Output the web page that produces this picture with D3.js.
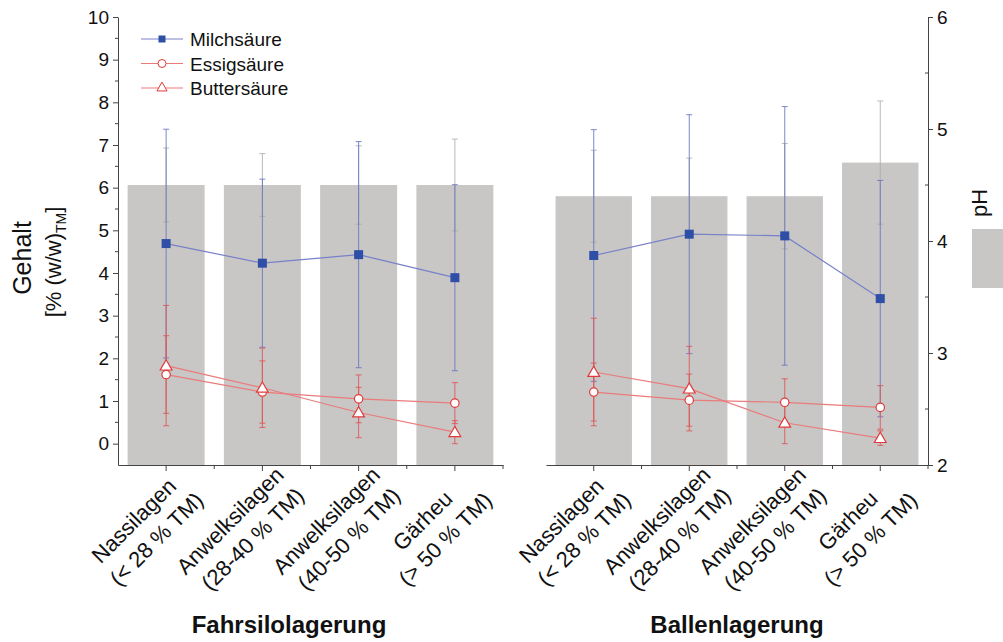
<!DOCTYPE html>
<html>
<head>
<meta charset="utf-8">
<script src="https://cdn.jsdelivr.net/npm/d3@7"></script>
<style>
  body { margin: 0; background: #fff; }
  svg { font-family: "Liberation Sans", Arial, sans-serif; }
</style>
</head>
<body>
<div id="chart"></div>
<script>
// Kategorien
const categories = ["Nassilagen|(< 28 % TM)", "Anwelksilagen|(28-40 % TM)", "Anwelksilagen|(40-50 % TM)", "Gärheu|(> 50 % TM)"];
const groups = ["Fahrsilolagerung", "Ballenlagerung"];

// pH (Balken, rechte Achse)
const phFahr = [4.5, 4.5, 4.5, 4.5];
const phFahrSd = [0.33, 0.28, 0.35, 0.41];
const phBallen = [4.4, 4.4, 4.4, 4.7];
const phBallenSd = [0.41, 0.34, 0.47, 0.55];

// Säuren (linke Achse)
const milchFahr = [4.69, 4.23, 4.43, 3.89];
const milchFahrSd = [2.68, 1.97, 2.65, 2.18];
const milchBallen = [4.41, 4.91, 4.87, 3.40];
const milchBallenSd = [2.95, 2.80, 3.03, 2.77];

const essigFahr = [1.62, 1.21, 1.05, 0.95];
const essigFahrSd = [0.91, 0.73, 0.56, 0.48];
const essigBallen = [1.21, 1.02, 0.97, 0.85];
const essigBallenSd = [0.68, 0.61, 0.55, 0.51];

const butterFahr = [1.83, 1.31, 0.73, 0.27];
const butterFahrSd = [1.41, 0.93, 0.59, 0.27];
const butterBallen = [1.68, 1.29, 0.49, 0.13];
const butterBallenSd = [1.26, 0.99, 0.49, 0.17];

const leftTicks = [0, 1, 2, 3, 4, 5, 6, 7, 8, 9, 10];
const rightTicks = [2, 3, 4, 5, 6];

const W = 1003, H = 642;
const plotTop = 17, plotBottom = 465;
const FONT = "Liberation Sans, Arial, sans-serif";

const svg = d3.select("#chart").append("svg")
    .attr("width", W).attr("height", H);

const yL = d3.scaleLinear().domain([-0.5, 10]).range([plotBottom, plotTop]);
const yR = d3.scaleLinear().domain([2, 6]).range([plotBottom, plotTop]);

const panels = [
    { range: [118, 503], ph: phFahr, phSd: phFahrSd, milch: milchFahr, milchSd: milchFahrSd,
      essig: essigFahr, essigSd: essigFahrSd, butter: butterFahr, butterSd: butterFahrSd, title: groups[0], titleX: 289 },
    { range: [546, 928], ph: phBallen, phSd: phBallenSd, milch: milchBallen, milchSd: milchBallenSd,
      essig: essigBallen, essigSd: essigBallenSd, butter: butterBallen, butterSd: butterBallenSd, title: groups[1], titleX: 737 }
];

const blueLine = "#7880c8", blueMark = "#2f4ea6", blueErr = "#6a73c0";
const redLine = "#ea7b7b", redMark = "#e03a3a", redErr = "#dd5a5a";
const barFill = "#c8c7c6", greyErr = "#a9a9a9";

function errBars(g, x, vals, sds, yScale, color, cap, opacity) {
    const d = vals.map((v, i) => ({ c: categories[i], v, s: sds[i] }));
    const e = g.append("g").attr("stroke", color).attr("stroke-width", 1).attr("opacity", opacity);
    const cx = d => x(d.c) + x.bandwidth() / 2;
    e.selectAll(".v").data(d).join("line")
        .attr("x1", cx).attr("x2", cx)
        .attr("y1", d => yScale(d.v - d.s)).attr("y2", d => yScale(d.v + d.s));
    e.selectAll(".t").data(d).join("line")
        .attr("x1", d => cx(d) - cap).attr("x2", d => cx(d) + cap)
        .attr("y1", d => yScale(d.v + d.s)).attr("y2", d => yScale(d.v + d.s));
    e.selectAll(".b").data(d).join("line")
        .attr("x1", d => cx(d) - cap).attr("x2", d => cx(d) + cap)
        .attr("y1", d => yScale(d.v - d.s)).attr("y2", d => yScale(d.v - d.s));
}

const tri = d3.symbol().type(d3.symbolTriangle).size(60);

panels.forEach((p, pi) => {
    const x = d3.scaleBand().domain(categories).range(p.range).paddingInner(0.2).paddingOuter(0.1);
    const cx = c => x(c) + x.bandwidth() / 2;
    const g = svg.append("g");

    // Balken pH
    g.selectAll("rect").data(p.ph).join("rect")
        .attr("x", (d, i) => x(categories[i]))
        .attr("width", x.bandwidth())
        .attr("y", d => yR(d))
        .attr("height", d => yR(2) - yR(d))
        .attr("fill", barFill);

    errBars(g, x, p.ph, p.phSd, yR, greyErr, 3, 0.8);
    errBars(g, x, p.milch, p.milchSd, yL, blueErr, 3, 0.85);
    errBars(g, x, p.essig, p.essigSd, yL, redErr, 3, 0.9);
    errBars(g, x, p.butter, p.butterSd, yL, redErr, 3, 0.9);

    const line = d3.line().x((d, i) => cx(categories[i])).y(d => yL(d));
    g.append("path").datum(p.milch).attr("fill", "none").attr("stroke", blueLine).attr("stroke-width", 1.2).attr("d", line);
    g.append("path").datum(p.essig).attr("fill", "none").attr("stroke", redLine).attr("stroke-width", 1.2).attr("d", line);
    g.append("path").datum(p.butter).attr("fill", "none").attr("stroke", redLine).attr("stroke-width", 1.2).attr("d", line);

    g.selectAll(".sq").data(p.milch).join("rect")
        .attr("x", (d, i) => cx(categories[i]) - 4.5).attr("y", d => yL(d) - 4.5)
        .attr("width", 9).attr("height", 9).attr("fill", blueMark);
    g.selectAll(".ci").data(p.essig).join("circle")
        .attr("cx", (d, i) => cx(categories[i])).attr("cy", d => yL(d)).attr("r", 4.2)
        .attr("fill", "#fff").attr("stroke", redMark).attr("stroke-width", 1.2);
    g.selectAll(".tr").data(p.butter).join("path")
        .attr("d", tri)
        .attr("transform", (d, i) => `translate(${cx(categories[i])},${yL(d) + 1})`)
        .attr("fill", "#fff").attr("stroke", redMark).attr("stroke-width", 1.2);

    // x-Achse
    const xa = svg.append("g").attr("transform", `translate(0,${plotBottom})`)
        .call(d3.axisBottom(x).tickSize(6).tickSizeOuter(0).tickFormat(""));
    xa.select(".domain").attr("stroke", "#444");
    xa.selectAll(".tick line").attr("stroke", "#444");
    const step = x.step();
    xa.selectAll(".minor").data(categories).join("line")
        .attr("x1", c => cx(c) + step / 2).attr("x2", c => cx(c) + step / 2)
        .attr("y1", 0).attr("y2", 4).attr("stroke", "#444");

    // Kategorie-Beschriftung
    categories.forEach(c => {
        const parts = c.split("|");
        const t = svg.append("text")
            .attr("transform", `translate(${cx(c) - 27},526) rotate(-45)`)
            .attr("text-anchor", "middle").attr("font-size", 22).attr("fill", "#111");
        t.append("tspan").attr("x", 0).attr("y", 0).text(parts[0]);
        t.append("tspan").attr("x", 3).attr("y", 29).text(parts[1]);
    });

    svg.append("text").attr("x", p.titleX).attr("y", 633)
        .attr("text-anchor", "middle").attr("font-size", 24).attr("font-weight", "bold")
        .attr("fill", "#111").text(p.title);
});

// linke Achse
const la = svg.append("g").attr("transform", "translate(118,0)")
    .call(d3.axisLeft(yL).tickValues(leftTicks).tickSize(5).tickSizeOuter(0).tickPadding(4));
la.select(".domain").attr("stroke", "#444");
la.selectAll(".tick line").attr("stroke", "#444");
la.selectAll("text").attr("font-size", 19).attr("fill", "#111").attr("font-family", FONT);
la.selectAll(".minor").data(leftTicks.slice(0, -1)).join("line")
    .attr("x1", 0).attr("x2", -3).attr("y1", d => yL(d + 0.5)).attr("y2", d => yL(d + 0.5)).attr("stroke", "#444");

// rechte Achse
const ra = svg.append("g").attr("transform", "translate(928,0)")
    .call(d3.axisRight(yR).tickValues(rightTicks).tickFormat(d3.format("d")).tickSize(5).tickSizeOuter(0).tickPadding(4));
ra.select(".domain").attr("stroke", "#444");
ra.selectAll(".tick line").attr("stroke", "#444");
ra.selectAll("text").attr("font-size", 19).attr("fill", "#111").attr("font-family", FONT);
ra.selectAll(".minor").data(rightTicks.slice(0, -1)).join("line")
    .attr("x1", 0).attr("x2", -3).attr("y1", d => yR(d + 0.5)).attr("y2", d => yR(d + 0.5)).attr("stroke", "#444");

// Achsentitel links
svg.append("text").attr("transform", "translate(31,258) rotate(-90)")
    .attr("text-anchor", "middle").attr("font-size", 25).attr("fill", "#111").text("Gehalt");
const yt2 = svg.append("text").attr("transform", "translate(61,262) rotate(-90)")
    .attr("text-anchor", "middle").attr("font-size", 22).attr("fill", "#111");
yt2.append("tspan").text("[% (w/w)");
yt2.append("tspan").attr("font-size", 14).attr("dy", 5).text("TM");
yt2.append("tspan").attr("dy", -5).text("]");

// pH-Legende rechts
svg.append("text").attr("transform", "translate(987,203) rotate(-90)")
    .attr("text-anchor", "middle").attr("font-size", 22).attr("fill", "#111").text("pH");
svg.append("rect").attr("x", 972).attr("y", 229).attr("width", 40).attr("height", 59).attr("fill", barFill);

// Legende
const legend = [
    { name: "Milchsäure", color: blueLine, mark: "sq" },
    { name: "Essigsäure", color: redLine, mark: "ci" },
    { name: "Buttersäure", color: redLine, mark: "tr" }
];
const lg = svg.append("g");
legend.forEach((l, i) => {
    const yy = 39 + i * 24.5;
    lg.append("line").attr("x1", 141).attr("x2", 183).attr("y1", yy).attr("y2", yy)
        .attr("stroke", l.color).attr("stroke-width", 1.2);
    if (l.mark === "sq") lg.append("rect").attr("x", 158.5).attr("y", yy - 3.5).attr("width", 7).attr("height", 7).attr("fill", blueMark);
    if (l.mark === "ci") lg.append("circle").attr("cx", 162).attr("cy", yy).attr("r", 4).attr("fill", "#fff").attr("stroke", redMark);
    if (l.mark === "tr") lg.append("path").attr("d", d3.symbol().type(d3.symbolTriangle).size(45))
        .attr("transform", `translate(162,${yy})`).attr("fill", "#fff").attr("stroke", redMark);
    lg.append("text").attr("x", 190).attr("y", yy + 7).attr("font-size", 19).attr("fill", "#111").text(l.name);
});
</script>
</body>
</html>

####

STATED GOAL: Repeat, exactly and in full, each line from the start of the data to the line that contains "const phBallenSd = [0.41, 0.34, 0.47, 0.55];". Pictures do not go in.

WRITTEN SOLUTION:
Output the web page that produces this picture with D3.js.
<!DOCTYPE html>
<html>
<head>
<meta charset="utf-8">
<script src="https://cdn.jsdelivr.net/npm/d3@7"></script>
<style>
  body { margin: 0; background: #fff; }
  svg { font-family: "Liberation Sans", Arial, sans-serif; }
</style>
</head>
<body>
<div id="chart"></div>
<script>
// Kategorien
const categories = ["Nassilagen|(< 28 % TM)", "Anwelksilagen|(28-40 % TM)", "Anwelksilagen|(40-50 % TM)", "Gärheu|(> 50 % TM)"];
const groups = ["Fahrsilolagerung", "Ballenlagerung"];

// pH (Balken, rechte Achse)
const phFahr = [4.5, 4.5, 4.5, 4.5];
const phFahrSd = [0.33, 0.28, 0.35, 0.41];
const phBallen = [4.4, 4.4, 4.4, 4.7];
const phBallenSd = [0.41, 0.34, 0.47, 0.55];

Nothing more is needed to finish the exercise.